Dear Thomas,

You got a bloody nose yesterday morning.  Coupled with fatigue from a day or two of erratic eating and sleeping, it pushed you over the edge.

You couldn’t stop moving and flailing your arms and crying.  You had a king-sized tantrum.

The blood dropped big red polka dots all over our beige tile.  The sight of it disturbed you even more.

At the height of your misery, you screamed “no school” at the top of your lungs.  You were shaking when you tried to scream it again.  It came out softer and more defeated the second time.

So I let you stay home.

My decision put visible peace on your face.

As I used some windex and a mop to clean up the floor, you took a pen to your dry erase calendar and circled the rest of the week.  You said “today, no school.  Tomorrow, yes school.”  You understood the trade off.  I let you stay home and you go without complaint the next four days.

We go through odd cycles with you.  There are weeks, sometimes even a month, during which all is well and somewhat uneventful.

Then there are the bloody nose days.  Or the “no sunny!” days.  Or the “no-all-gone-the-too-much-cheese-goldfish” days.

We can’t plan for those.  They are what they are.  They happen when they happen.

Your daddy and I have to roll with the emotional punches.  We wait out your tantrums, try to feed you something, try to calm you down, and then move on.  And we have to do it without defeat and without concern for what anyone else thinks of us, or you, or how we handle things in our family.  That’s not always easy, but we do it.

We start over everyday.

This morning you were upset that I wouldn’t give you 60 minutes on the timer to play on the computer, but you got up too late for that.  And you dawdled.  Ultimately, you conceded to eliminating most of our time at the grocery store on the way to school.  You are a crafty time manager.

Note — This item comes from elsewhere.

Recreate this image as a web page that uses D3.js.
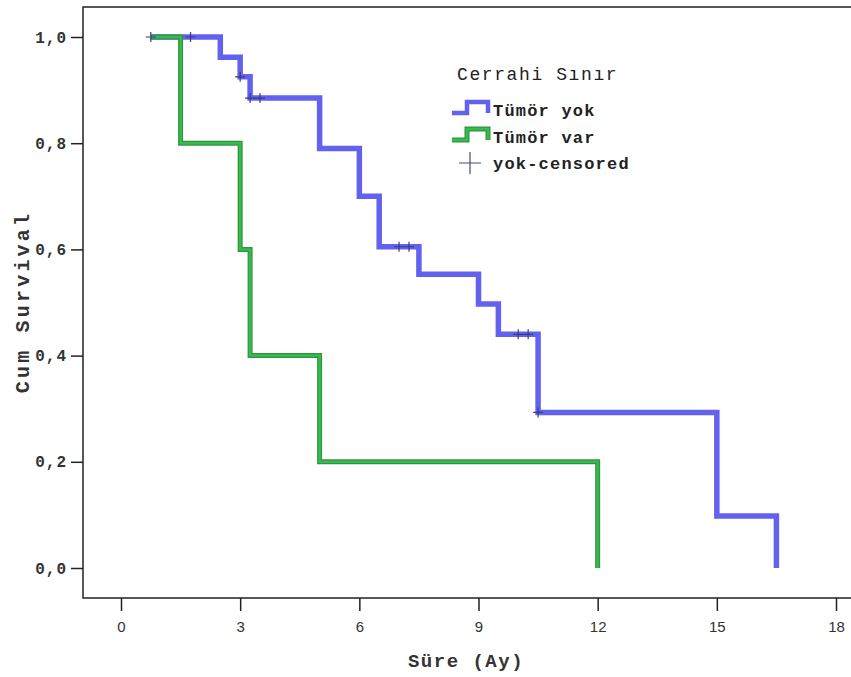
<!DOCTYPE html>
<html>
<head>
<meta charset="utf-8">
<script src="https://cdn.jsdelivr.net/npm/d3@7"></script>
<style>
  body { margin: 0; background: #fff; }
  svg { display: block; }
</style>
</head>
<body>
<svg width="851" height="677"></svg>
<script>
// Tümör yok (blue) curve
var yokTime = [0.75, 2.5, 3.0, 3.25, 5, 6, 6.5, 7.5, 9, 9.5, 10.5, 15, 16.5];
var yokSurv = [1.0, 0.962, 0.925, 0.885, 0.79, 0.70, 0.605, 0.553, 0.497, 0.44, 0.293, 0.098, 0.0];
// Tümör var (green) curve
var varTime = [0.75, 1.5, 3.0, 3.25, 5, 12];
var varSurv = [1.0, 0.8, 0.6, 0.4, 0.2, 0.0];
// censored marks
var censorTime = [0.75, 1.75, 3.0, 3.25, 3.5, 7.0, 7.25, 10.0, 10.25, 10.5];
var censorSurv = [1.0, 1.0, 0.925, 0.885, 0.885, 0.605, 0.605, 0.44, 0.44, 0.293];

var xTicks = [0, 3, 6, 9, 12, 15, 18];
var yTicks = [0, 0.2, 0.4, 0.6, 0.8, 1.0];

var svg = d3.select('svg');
var frame = { left: 83, top: 7, right: 851, bottom: 598 };

var x = d3.scaleLinear().domain([0, 18]).range([121, 836]);
var y = d3.scaleLinear().domain([0, 1]).range([568, 37]);

// frame lines (top, left, bottom)
svg.append('path')
    .attr('d', 'M' + frame.right + ',' + frame.top + 'H' + frame.left + 'V' + frame.bottom + 'H' + frame.right)
    .attr('fill', 'none')
    .attr('stroke', '#222')
    .attr('stroke-width', 1.5);

// y axis
var yAxis = svg.append('g')
    .attr('transform', 'translate(' + frame.left + ',0)')
    .call(d3.axisLeft(y).tickValues(yTicks).tickSize(12).tickPadding(4)
        .tickFormat(function(d) { return d3.format('.1f')(d).replace('.', ','); }));
yAxis.select('.domain').remove();
yAxis.selectAll('line').attr('stroke', '#222').attr('stroke-width', 1.5);
yAxis.selectAll('text')
    .attr('font-family', 'Liberation Mono')
    .attr('font-size', 16)
    .attr('font-weight', 'bold')
    .attr('letter-spacing', 1)
    .attr('fill', '#333');

// x axis
var xAxis = svg.append('g')
    .attr('transform', 'translate(0,' + frame.bottom + ')')
    .call(d3.axisBottom(x).tickValues(xTicks).tickSize(13).tickPadding(10));
xAxis.select('.domain').remove();
xAxis.selectAll('line').attr('stroke', '#222').attr('stroke-width', 1.5);
xAxis.selectAll('text')
    .attr('font-family', 'Liberation Sans')
    .attr('font-size', 15)
    .attr('fill', '#333');

// axis titles
svg.append('text')
    .attr('x', 466).attr('y', 667)
    .attr('text-anchor', 'middle')
    .attr('font-family', 'Liberation Mono')
    .attr('font-size', 19)
    .attr('font-weight', 'bold')
    .attr('letter-spacing', 1.5)
    .attr('fill', '#333')
    .text('Süre (Ay)');

svg.append('text')
    .attr('transform', 'translate(29,302) rotate(-90)')
    .attr('text-anchor', 'middle')
    .attr('font-family', 'Liberation Mono')
    .attr('font-size', 20)
    .attr('font-weight', 'bold')
    .attr('letter-spacing', 3.2)
    .attr('fill', '#333')
    .text('Cum Survival');

function stepPath(times, surv) {
    var pts = times.map(function(t, i) { return [x(t), y(surv[i])]; });
    return d3.line().curve(d3.curveStepAfter)(pts);
}

// blue curve
svg.append('path')
    .attr('d', stepPath(yokTime, yokSurv))
    .attr('fill', 'none')
    .attr('stroke', '#6262ee')
    .attr('stroke-width', 5.5);

// green curve: dark outline + lighter core
svg.append('path')
    .attr('d', stepPath(varTime, varSurv))
    .attr('fill', 'none')
    .attr('stroke', '#3a8f48')
    .attr('stroke-width', 5);
svg.append('path')
    .attr('d', stepPath(varTime, varSurv))
    .attr('fill', 'none')
    .attr('stroke', '#2fc048')
    .attr('stroke-width', 2.5);

// censor marks
var cs = 5;
svg.append('g').selectAll('path')
    .data(censorTime)
    .enter()
    .append('path')
    .attr('d', function(d, i) {
        var cx = x(d), cy = y(censorSurv[i]);
        return 'M' + (cx - cs) + ',' + cy + 'H' + (cx + cs) + 'M' + cx + ',' + (cy - cs) + 'V' + (cy + cs);
    })
    .attr('stroke', '#3a3a80')
    .attr('stroke-width', 1.2);

// legend
var lg = svg.append('g');
lg.append('text')
    .attr('x', 457).attr('y', 80)
    .attr('font-family', 'Liberation Mono')
    .attr('font-size', 18)
    .attr('letter-spacing', 1.6)
    .attr('fill', '#222')
    .text('Cerrahi Sınır');

var legendItems = ['Tümör yok', 'Tümör var'];
var legendCol = ['#6262ee', '#2fc048'];
legendItems.forEach(function(name, i) {
    var ly = 113 + i * 27;
    if (i === 1) {
        lg.append('path')
            .attr('d', 'M452,' + ly + 'H467V' + (ly - 11) + 'H488V' + ly)
            .attr('fill', 'none').attr('stroke', '#3a8f48').attr('stroke-width', 5);
    }
    lg.append('path')
        .attr('d', 'M452,' + ly + 'H467V' + (ly - 11) + 'H488V' + ly)
        .attr('fill', 'none')
        .attr('stroke', legendCol[i])
        .attr('stroke-width', i === 1 ? 2.5 : 4.5);
    lg.append('text')
        .attr('x', 493).attr('y', ly + 3)
        .attr('font-family', 'Liberation Mono')
        .attr('font-size', 17)
        .attr('font-weight', 'bold')
        .attr('letter-spacing', 1.2)
        .attr('fill', '#222')
        .text(name);
});

lg.append('path')
    .attr('d', 'M459,163H481M470,152V174')
    .attr('stroke', '#4a4a7a')
    .attr('stroke-width', 1.2);
lg.append('text')
    .attr('x', 493).attr('y', 169)
    .attr('font-family', 'Liberation Mono')
    .attr('font-size', 17)
    .attr('font-weight', 'bold')
    .attr('letter-spacing', 1.2)
    .attr('fill', '#222')
    .text('yok-censored');
</script>
</body>
</html>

Miraculously, we made it just as the final bell rang.  I didn’t even get a satisfactory goodbye from you before I had to walk away.  I hate that – leaving before I’m certain you consciously see me and know that I’m going.  It makes me worry.

I know that you recover from your upsets quickly.  I’ve witnessed the return of your cheery demeanor quite often.  It usually just take a few bites of peanut butter and jelly to bring it back.

By the time I get back in my car each morning, I feel like I’ve run an emotional marathon.  I usually have to sit there a minute and collect my scattered thoughts before I can start the car and drive to my next destination.

Whatever the mood between us when I drop you with your teacher, I can’t wait to see you at the end of each day.

I am sorry that we’ve had a difficult few mornings.

I will try harder to be the right mommy for you, because you are absolutely the right little boy for me.

You are the sweetest, smartest, cutest, kindest, most beautiful baby boy that ever lived.

I love you.

-Mommy

P.S. We took that top picture of you at Legoland a few weeks ago.  The bottom picture was taken at the Zoo in March.  You love to hug the characters.  🙂

♥♥

13 thoughts on “Dear Thomas,

  1. You are, more than likely, the best loved daughter in the entire universe, and I know, for a fact, that you are the best Mother.

  2. You are an incredible mother. (Although having three incredibly sweet, smart, cute, kind and beautiful sons myself I’m not convinced about *that* line!)

      • Pleased that it made sense to you. I haven’t worked much with autistic children, do you think it would work with children on the spectrum too?

        • Absolutely. It took a long time for us to learn to do that and even longer to let go of the guilt we had in turning or walking away for a moment. It’s so important to reinforce their understanding that the bad behavior doesn’t command your attention the way the good behavior does. It was really hard for us when Thomas was young. The louder and more out of control he got, the more we seemed to make noise right back. I wish we’d known then what we know now about all of this!!